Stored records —
--

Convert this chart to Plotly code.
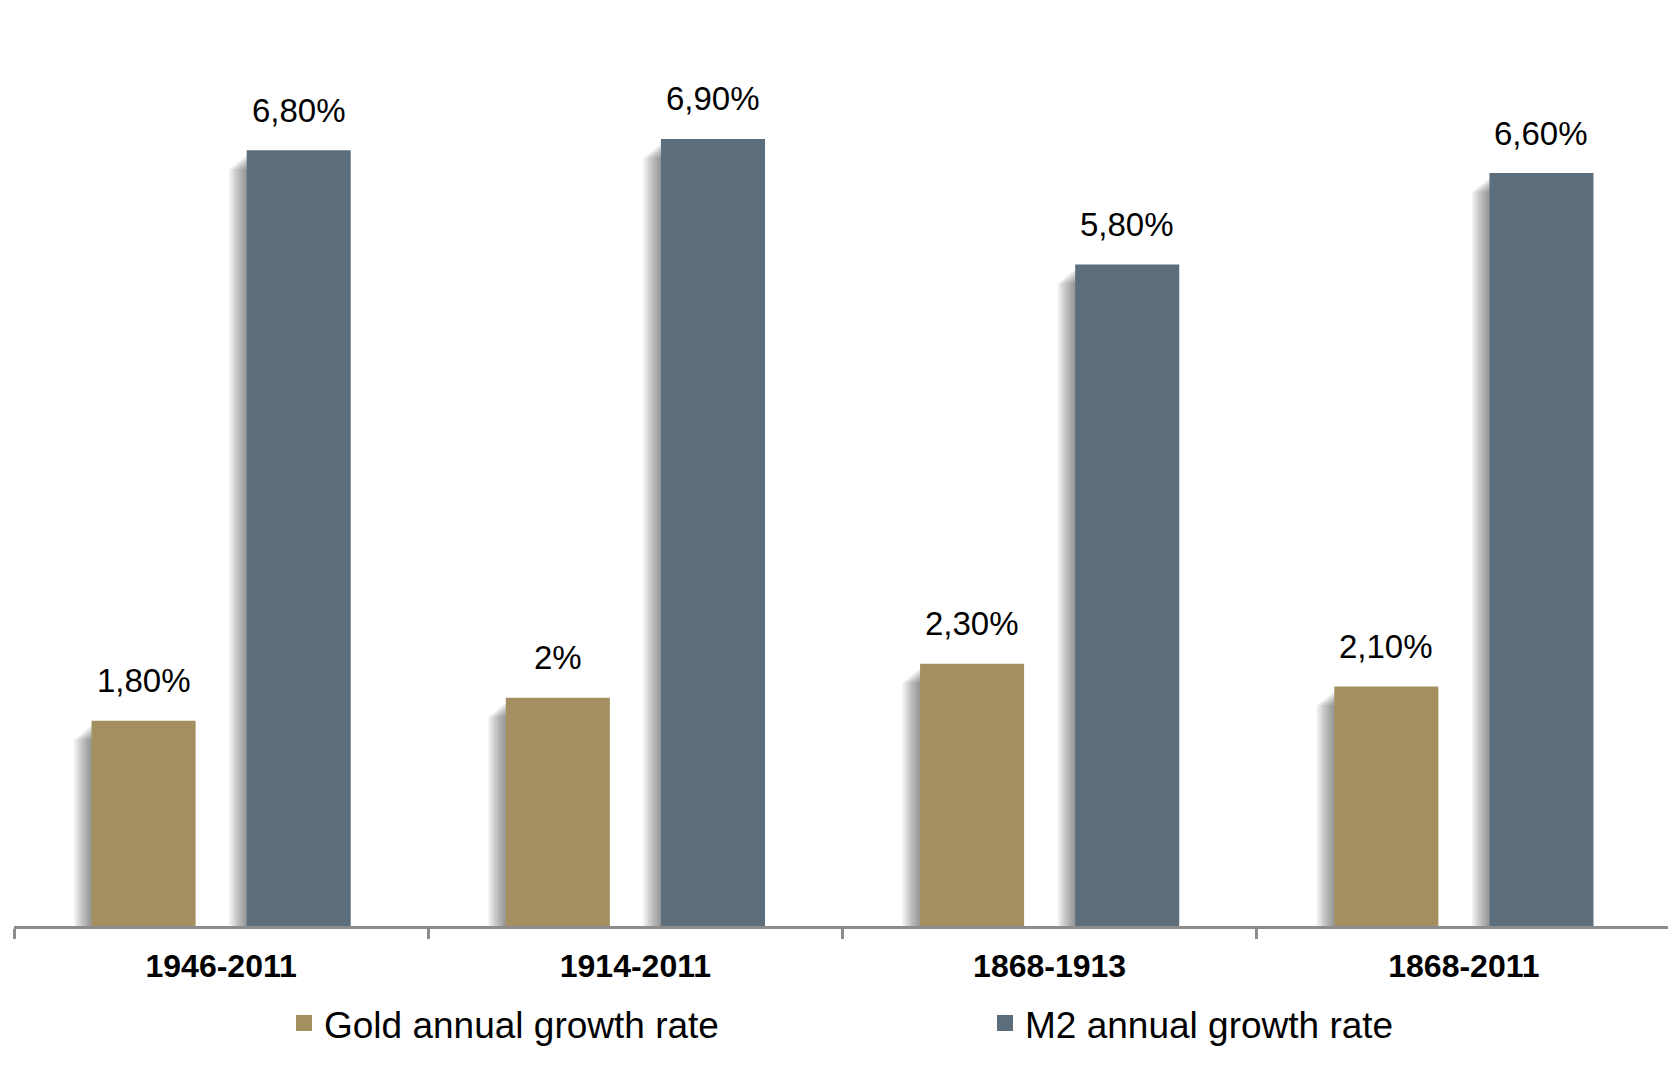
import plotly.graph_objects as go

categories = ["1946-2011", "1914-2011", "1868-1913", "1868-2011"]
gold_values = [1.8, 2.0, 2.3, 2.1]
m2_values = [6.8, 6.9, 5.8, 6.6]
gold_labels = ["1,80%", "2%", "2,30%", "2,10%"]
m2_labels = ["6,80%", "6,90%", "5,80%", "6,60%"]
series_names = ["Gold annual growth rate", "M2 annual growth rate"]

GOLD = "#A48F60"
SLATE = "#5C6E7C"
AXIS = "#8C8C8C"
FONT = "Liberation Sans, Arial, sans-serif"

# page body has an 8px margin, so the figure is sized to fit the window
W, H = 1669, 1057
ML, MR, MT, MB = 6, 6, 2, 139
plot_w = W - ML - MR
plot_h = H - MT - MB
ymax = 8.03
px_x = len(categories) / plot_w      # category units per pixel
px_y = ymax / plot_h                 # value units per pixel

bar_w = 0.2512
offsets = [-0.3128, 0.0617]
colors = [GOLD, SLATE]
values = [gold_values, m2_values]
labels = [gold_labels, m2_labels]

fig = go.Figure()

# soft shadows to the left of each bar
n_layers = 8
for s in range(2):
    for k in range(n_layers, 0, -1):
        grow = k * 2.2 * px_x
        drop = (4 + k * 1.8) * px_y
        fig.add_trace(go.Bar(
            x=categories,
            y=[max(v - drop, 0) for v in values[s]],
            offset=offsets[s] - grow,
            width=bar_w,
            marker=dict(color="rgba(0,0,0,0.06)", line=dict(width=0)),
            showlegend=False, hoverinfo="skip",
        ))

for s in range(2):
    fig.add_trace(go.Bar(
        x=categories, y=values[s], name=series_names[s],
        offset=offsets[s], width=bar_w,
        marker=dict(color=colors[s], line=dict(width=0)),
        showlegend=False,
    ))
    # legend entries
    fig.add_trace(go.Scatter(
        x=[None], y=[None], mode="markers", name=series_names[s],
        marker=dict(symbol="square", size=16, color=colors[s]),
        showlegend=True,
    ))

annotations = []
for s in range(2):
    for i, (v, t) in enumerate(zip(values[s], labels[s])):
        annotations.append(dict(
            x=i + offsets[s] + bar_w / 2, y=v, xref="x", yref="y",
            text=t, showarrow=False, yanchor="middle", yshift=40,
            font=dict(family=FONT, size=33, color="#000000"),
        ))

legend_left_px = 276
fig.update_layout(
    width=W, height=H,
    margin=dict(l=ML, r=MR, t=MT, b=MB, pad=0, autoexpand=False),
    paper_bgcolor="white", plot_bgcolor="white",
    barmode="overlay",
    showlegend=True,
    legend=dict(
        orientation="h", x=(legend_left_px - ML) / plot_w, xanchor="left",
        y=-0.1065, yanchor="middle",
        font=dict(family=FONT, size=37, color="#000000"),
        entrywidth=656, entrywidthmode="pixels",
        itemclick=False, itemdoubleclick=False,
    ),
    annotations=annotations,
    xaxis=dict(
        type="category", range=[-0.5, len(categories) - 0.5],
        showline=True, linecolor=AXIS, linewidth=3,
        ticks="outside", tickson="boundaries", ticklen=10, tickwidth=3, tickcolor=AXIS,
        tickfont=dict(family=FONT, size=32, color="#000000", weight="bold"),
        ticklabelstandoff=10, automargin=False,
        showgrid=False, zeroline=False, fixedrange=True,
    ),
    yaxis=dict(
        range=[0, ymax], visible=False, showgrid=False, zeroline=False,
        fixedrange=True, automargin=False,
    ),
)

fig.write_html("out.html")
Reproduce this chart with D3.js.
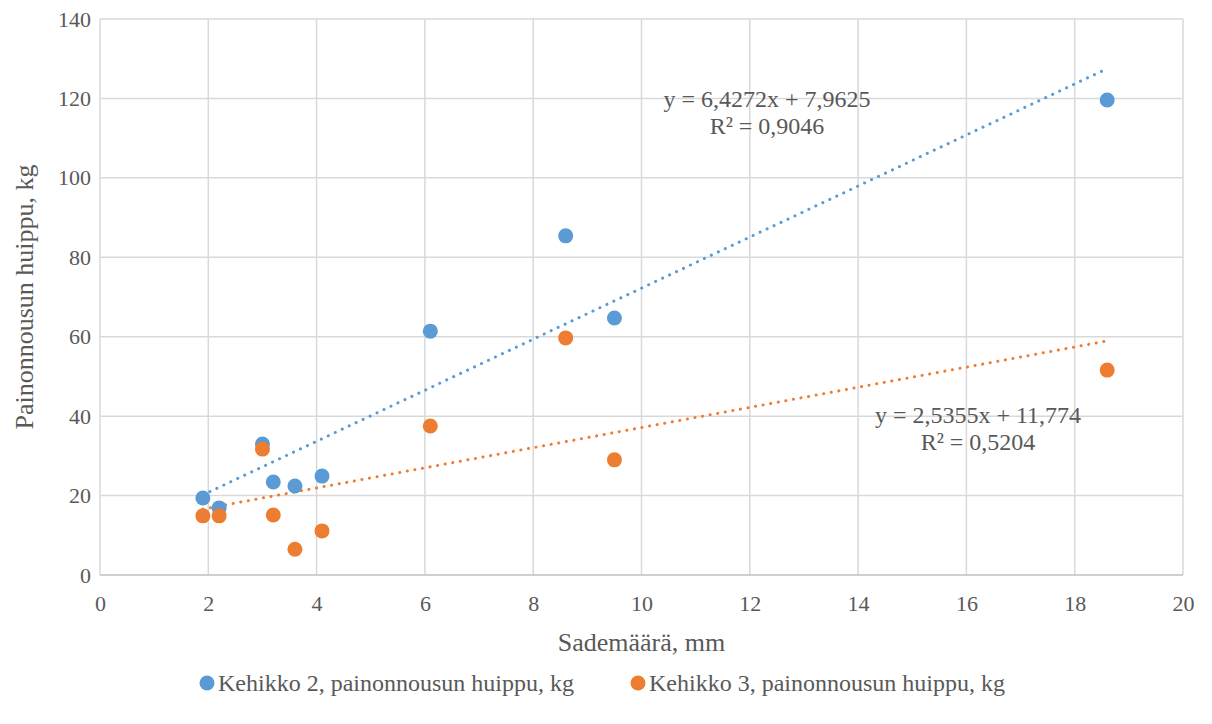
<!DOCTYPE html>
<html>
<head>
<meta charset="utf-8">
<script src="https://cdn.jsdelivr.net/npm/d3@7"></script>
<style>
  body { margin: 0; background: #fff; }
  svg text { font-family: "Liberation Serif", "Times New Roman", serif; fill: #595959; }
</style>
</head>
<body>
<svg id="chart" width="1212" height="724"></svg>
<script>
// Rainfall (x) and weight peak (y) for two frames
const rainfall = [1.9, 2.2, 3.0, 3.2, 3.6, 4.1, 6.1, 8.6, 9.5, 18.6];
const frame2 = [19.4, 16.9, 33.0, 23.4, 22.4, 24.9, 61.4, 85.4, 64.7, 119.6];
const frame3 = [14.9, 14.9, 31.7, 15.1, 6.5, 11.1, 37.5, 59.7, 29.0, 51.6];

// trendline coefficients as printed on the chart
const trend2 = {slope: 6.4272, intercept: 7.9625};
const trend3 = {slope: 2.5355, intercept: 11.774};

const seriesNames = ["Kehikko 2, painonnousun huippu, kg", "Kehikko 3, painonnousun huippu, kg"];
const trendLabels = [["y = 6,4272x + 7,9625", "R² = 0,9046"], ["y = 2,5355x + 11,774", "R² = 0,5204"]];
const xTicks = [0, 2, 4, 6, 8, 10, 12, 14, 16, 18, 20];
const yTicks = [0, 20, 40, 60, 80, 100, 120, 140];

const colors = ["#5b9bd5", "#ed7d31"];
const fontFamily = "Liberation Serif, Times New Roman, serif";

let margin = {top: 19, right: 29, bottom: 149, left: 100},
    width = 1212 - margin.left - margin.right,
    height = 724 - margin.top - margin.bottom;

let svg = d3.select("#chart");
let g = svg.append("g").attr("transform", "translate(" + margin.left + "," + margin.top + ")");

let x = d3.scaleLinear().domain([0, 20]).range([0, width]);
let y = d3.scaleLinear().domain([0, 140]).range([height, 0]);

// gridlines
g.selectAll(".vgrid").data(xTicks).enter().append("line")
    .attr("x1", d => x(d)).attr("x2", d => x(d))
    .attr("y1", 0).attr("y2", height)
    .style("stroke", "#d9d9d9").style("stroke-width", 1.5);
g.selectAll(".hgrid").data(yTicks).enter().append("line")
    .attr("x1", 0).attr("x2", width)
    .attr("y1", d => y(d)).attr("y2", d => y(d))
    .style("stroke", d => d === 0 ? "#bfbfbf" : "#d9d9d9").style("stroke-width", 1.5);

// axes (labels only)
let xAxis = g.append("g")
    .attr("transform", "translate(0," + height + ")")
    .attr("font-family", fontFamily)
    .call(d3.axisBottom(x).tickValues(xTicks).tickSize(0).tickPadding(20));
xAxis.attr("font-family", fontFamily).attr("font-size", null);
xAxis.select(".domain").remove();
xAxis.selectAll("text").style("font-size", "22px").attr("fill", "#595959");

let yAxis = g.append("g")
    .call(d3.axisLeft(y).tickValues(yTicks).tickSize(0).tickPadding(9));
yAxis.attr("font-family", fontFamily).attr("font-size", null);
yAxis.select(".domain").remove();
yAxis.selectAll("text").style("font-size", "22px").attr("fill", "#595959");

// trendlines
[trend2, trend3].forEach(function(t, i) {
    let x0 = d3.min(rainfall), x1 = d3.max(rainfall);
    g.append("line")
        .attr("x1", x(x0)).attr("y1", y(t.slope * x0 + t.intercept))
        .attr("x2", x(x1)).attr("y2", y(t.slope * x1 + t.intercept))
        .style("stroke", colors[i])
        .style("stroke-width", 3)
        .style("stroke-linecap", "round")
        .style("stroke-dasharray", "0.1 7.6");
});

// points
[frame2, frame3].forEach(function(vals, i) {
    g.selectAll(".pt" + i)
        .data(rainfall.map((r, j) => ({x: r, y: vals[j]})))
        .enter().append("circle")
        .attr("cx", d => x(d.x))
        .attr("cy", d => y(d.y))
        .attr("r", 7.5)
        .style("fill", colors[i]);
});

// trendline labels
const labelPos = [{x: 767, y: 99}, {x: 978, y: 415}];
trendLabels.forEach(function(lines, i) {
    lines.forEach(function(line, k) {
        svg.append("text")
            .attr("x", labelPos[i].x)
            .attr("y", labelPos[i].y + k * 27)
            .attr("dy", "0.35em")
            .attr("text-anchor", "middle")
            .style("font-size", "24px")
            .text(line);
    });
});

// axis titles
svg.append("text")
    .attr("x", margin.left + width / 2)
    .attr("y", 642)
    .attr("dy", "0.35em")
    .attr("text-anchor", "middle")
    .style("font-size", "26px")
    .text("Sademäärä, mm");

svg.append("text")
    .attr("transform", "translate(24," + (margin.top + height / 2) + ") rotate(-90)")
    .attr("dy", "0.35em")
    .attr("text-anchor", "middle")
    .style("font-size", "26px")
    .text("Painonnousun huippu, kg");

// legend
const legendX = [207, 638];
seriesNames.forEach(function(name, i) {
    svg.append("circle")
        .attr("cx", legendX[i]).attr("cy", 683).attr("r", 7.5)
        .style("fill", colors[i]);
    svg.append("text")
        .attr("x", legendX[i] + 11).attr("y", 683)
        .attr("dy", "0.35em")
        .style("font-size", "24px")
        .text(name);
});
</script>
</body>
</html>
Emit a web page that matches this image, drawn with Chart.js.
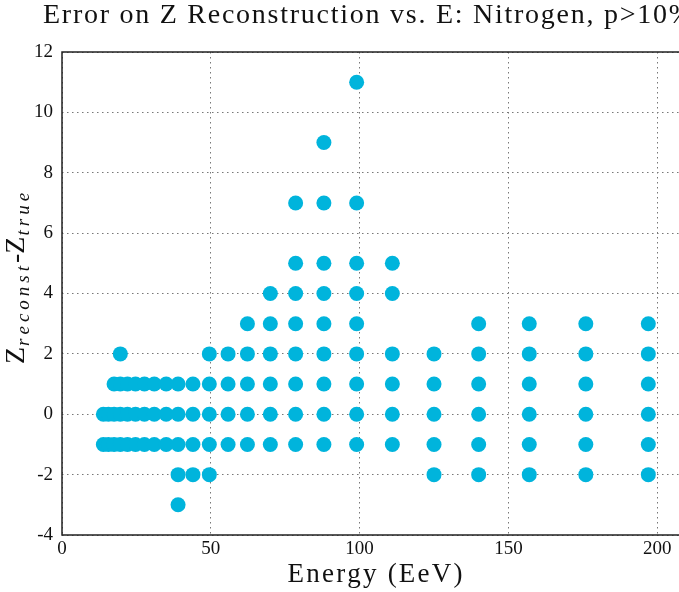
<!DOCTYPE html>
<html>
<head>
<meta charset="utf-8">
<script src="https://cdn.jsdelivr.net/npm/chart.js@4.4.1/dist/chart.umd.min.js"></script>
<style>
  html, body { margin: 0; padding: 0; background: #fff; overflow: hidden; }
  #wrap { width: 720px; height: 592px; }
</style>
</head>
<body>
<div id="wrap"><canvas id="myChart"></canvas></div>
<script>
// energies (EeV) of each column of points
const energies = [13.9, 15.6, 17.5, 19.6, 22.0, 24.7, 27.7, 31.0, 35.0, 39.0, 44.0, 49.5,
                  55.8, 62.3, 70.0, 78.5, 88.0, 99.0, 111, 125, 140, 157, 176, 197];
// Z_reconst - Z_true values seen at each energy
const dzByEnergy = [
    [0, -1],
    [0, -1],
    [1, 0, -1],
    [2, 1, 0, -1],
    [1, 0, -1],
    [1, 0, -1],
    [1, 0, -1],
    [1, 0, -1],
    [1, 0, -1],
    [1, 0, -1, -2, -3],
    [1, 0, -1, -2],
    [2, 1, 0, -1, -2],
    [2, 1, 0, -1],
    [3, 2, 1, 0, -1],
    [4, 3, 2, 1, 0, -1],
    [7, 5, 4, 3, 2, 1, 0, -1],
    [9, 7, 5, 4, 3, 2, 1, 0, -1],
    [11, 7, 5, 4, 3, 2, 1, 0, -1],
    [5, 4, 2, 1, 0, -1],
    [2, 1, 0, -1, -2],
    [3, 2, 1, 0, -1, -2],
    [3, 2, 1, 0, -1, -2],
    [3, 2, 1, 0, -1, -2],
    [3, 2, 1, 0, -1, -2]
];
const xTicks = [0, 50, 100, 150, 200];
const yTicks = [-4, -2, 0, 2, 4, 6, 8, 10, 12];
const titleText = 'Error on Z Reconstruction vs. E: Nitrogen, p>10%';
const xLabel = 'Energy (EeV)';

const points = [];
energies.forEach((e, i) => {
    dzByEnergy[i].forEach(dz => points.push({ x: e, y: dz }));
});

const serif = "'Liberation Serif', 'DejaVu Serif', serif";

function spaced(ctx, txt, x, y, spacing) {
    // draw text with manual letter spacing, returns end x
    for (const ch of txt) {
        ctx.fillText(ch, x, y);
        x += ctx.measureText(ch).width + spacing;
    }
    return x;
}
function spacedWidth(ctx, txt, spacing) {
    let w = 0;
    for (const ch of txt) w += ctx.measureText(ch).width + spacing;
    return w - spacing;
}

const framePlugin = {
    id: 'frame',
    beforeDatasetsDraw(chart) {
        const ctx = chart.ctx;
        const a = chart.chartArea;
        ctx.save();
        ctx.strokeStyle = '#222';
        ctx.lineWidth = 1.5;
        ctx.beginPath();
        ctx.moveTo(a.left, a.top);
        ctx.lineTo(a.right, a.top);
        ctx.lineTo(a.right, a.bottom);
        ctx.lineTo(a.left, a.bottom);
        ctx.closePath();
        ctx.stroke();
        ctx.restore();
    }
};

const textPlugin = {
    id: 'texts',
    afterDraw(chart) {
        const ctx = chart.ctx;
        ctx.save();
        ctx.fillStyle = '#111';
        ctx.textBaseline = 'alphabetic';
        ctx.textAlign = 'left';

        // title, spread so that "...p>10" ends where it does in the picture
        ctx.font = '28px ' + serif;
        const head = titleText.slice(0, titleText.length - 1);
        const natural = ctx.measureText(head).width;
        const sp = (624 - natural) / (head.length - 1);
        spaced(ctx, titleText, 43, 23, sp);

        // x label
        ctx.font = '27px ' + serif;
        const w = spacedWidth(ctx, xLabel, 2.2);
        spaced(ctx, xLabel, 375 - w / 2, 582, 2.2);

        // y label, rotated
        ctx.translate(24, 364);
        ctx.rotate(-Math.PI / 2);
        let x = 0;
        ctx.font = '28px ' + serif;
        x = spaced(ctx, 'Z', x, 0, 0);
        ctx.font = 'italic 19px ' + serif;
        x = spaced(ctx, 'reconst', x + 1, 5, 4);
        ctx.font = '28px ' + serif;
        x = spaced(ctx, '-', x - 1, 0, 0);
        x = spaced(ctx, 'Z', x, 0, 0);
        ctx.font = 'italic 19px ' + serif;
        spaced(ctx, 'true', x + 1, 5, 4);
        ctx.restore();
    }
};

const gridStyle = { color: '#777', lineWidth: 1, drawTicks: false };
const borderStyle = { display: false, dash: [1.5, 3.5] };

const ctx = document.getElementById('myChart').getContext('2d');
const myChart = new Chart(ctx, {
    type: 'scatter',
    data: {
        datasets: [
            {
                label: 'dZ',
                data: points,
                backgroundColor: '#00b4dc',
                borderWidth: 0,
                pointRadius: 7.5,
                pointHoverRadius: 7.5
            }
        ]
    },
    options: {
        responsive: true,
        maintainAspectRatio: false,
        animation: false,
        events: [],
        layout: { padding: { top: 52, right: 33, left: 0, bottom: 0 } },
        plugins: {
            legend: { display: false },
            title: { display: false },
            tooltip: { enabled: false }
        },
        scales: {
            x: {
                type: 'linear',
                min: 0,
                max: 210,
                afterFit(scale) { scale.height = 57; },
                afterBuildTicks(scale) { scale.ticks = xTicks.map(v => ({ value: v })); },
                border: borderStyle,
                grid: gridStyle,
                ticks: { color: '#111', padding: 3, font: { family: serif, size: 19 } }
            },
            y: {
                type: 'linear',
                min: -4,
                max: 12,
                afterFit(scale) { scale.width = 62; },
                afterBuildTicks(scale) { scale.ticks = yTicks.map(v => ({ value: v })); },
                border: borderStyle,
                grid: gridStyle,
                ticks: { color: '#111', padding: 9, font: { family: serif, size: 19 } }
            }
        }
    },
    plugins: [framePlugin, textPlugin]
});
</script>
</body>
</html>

--

Given request — Pick out the part that begins with the line containing "Reproduce this chart with D3.js." and finishes with the line containing "59.7, 29.0, 51.6];", both included. Restate it exactly, without images.

Final result —
Reproduce this chart with D3.js.
<!DOCTYPE html>
<html>
<head>
<meta charset="utf-8">
<script src="https://cdn.jsdelivr.net/npm/d3@7"></script>
<style>
  body { margin: 0; background: #fff; }
  svg text { font-family: "Liberation Serif", "Times New Roman", serif; fill: #595959; }
</style>
</head>
<body>
<svg id="chart" width="1212" height="724"></svg>
<script>
// Rainfall (x) and weight peak (y) for two frames
const rainfall = [1.9, 2.2, 3.0, 3.2, 3.6, 4.1, 6.1, 8.6, 9.5, 18.6];
const frame2 = [19.4, 16.9, 33.0, 23.4, 22.4, 24.9, 61.4, 85.4, 64.7, 119.6];
const frame3 = [14.9, 14.9, 31.7, 15.1, 6.5, 11.1, 37.5, 59.7, 29.0, 51.6];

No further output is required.